Power Supply and Energy Efficiency of RFID Card Readers

An RFID card reader’s power supply and energy efficiency can also affect its performance, particularly in remote or battery-powered installations. Some RFID card readers are designed to be more energy-efficient, using lower power consumption to extend battery life without sacrificing performance.

In mobile or remote RFID systems, such as those used in asset tracking or vehicle identification, a low-power RFID card reader can ensure continuous operation without frequent recharging or battery replacements. Conversely, more power readers may require frequent maintenance and incur higher operational costs. When selecting an RFID card reader, evaluate its power requirements and consider whether it meets your needs in terms of energy consumption. Choosing a reader with higher energy efficiency can lead to cost savings and less downtime, ensuring smooth operation in the long term.

Interference from Other Electronic Devices

Interference from other electronic devices can also impact the performance of an RFID card reader. RFID readers, particularly those operating on UHF frequencies, are susceptible to interference from other radio frequency devices. Wi-Fi routers, Bluetooth devices, and even microwave ovens can disrupt the signals that RFID readers rely on.

To address this, many engineers design RFID card readers with advanced filtering technology to minimize interference. Additionally, manufacturers often recommend specific installation guidelines, such as keeping readers away from high-interference sources like Wi-Fi routers, Bluetooth devices, or even microwave ovens, or ensuring the antenna is adequately shielded.

Minimizing interference is crucial in high-density environments like factories, airports, or retail spaces where numerous electronic devices operate. Choosing an RFID card reader designed to work well in environments with high electronic activity is important to ensure consistent performance.

Software and Integration Capabilities of RFID Card Reader

The software and integration capabilities of the RFID card reader are just as essential as the hardware in determining overall performance. A good RFID card reader is only as effective as the system it works with. The reader must communicate seamlessly with the backend software, such as asset tracking systems, access control systems, or inventory management platforms. This includes the ability to integrate with existing systems, the flexibility to adapt to future software updates, and the robustness to handle large volumes of data.

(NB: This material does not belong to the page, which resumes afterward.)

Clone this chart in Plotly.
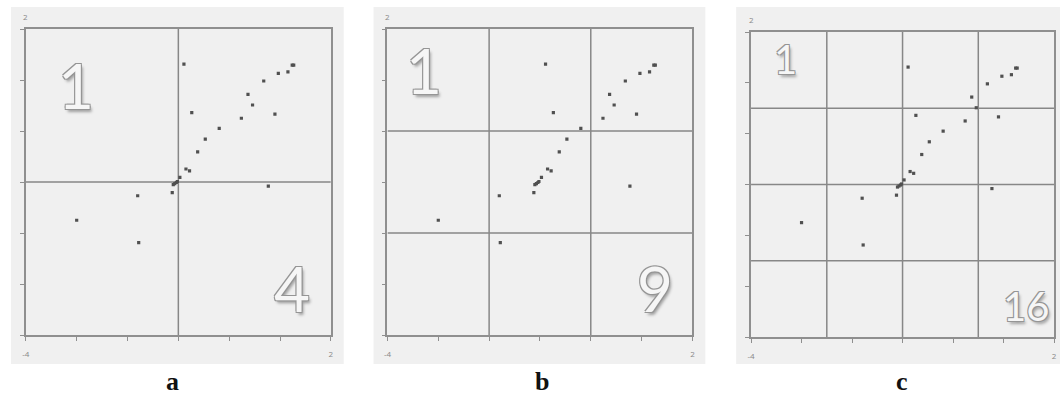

Modern RFID card readers come equipped with various software integration options, including APIs (Application Programming Interfaces) and SDKs (Software Development Kits), allowing easy communication with third-party systems. Moreover, these systems often provide data analytics tools that enable users to track real-time RFID data, improving decision-making and operational efficiency.

To optimize the performance of your RFID card reader, ensure that the reader’s software capabilities align with your operational needs. Choose a reader that supports your software infrastructure or is easily adaptable for future upgrades.

Maximizing the Potential of Your RFID Card Reader

The performance of an RFID card reader depends on various factors, including its frequency band, antenna design, environmental conditions, power efficiency, and integration capabilities. By understanding these factors, businesses and consumers can make informed decisions when selecting an RFID card reader that best suits their needs. Whether you’re looking for a reader that offers a long read range, energy efficiency, or resistance to environmental interference, considering these key factors will ensure that you get the most out of your RFID system.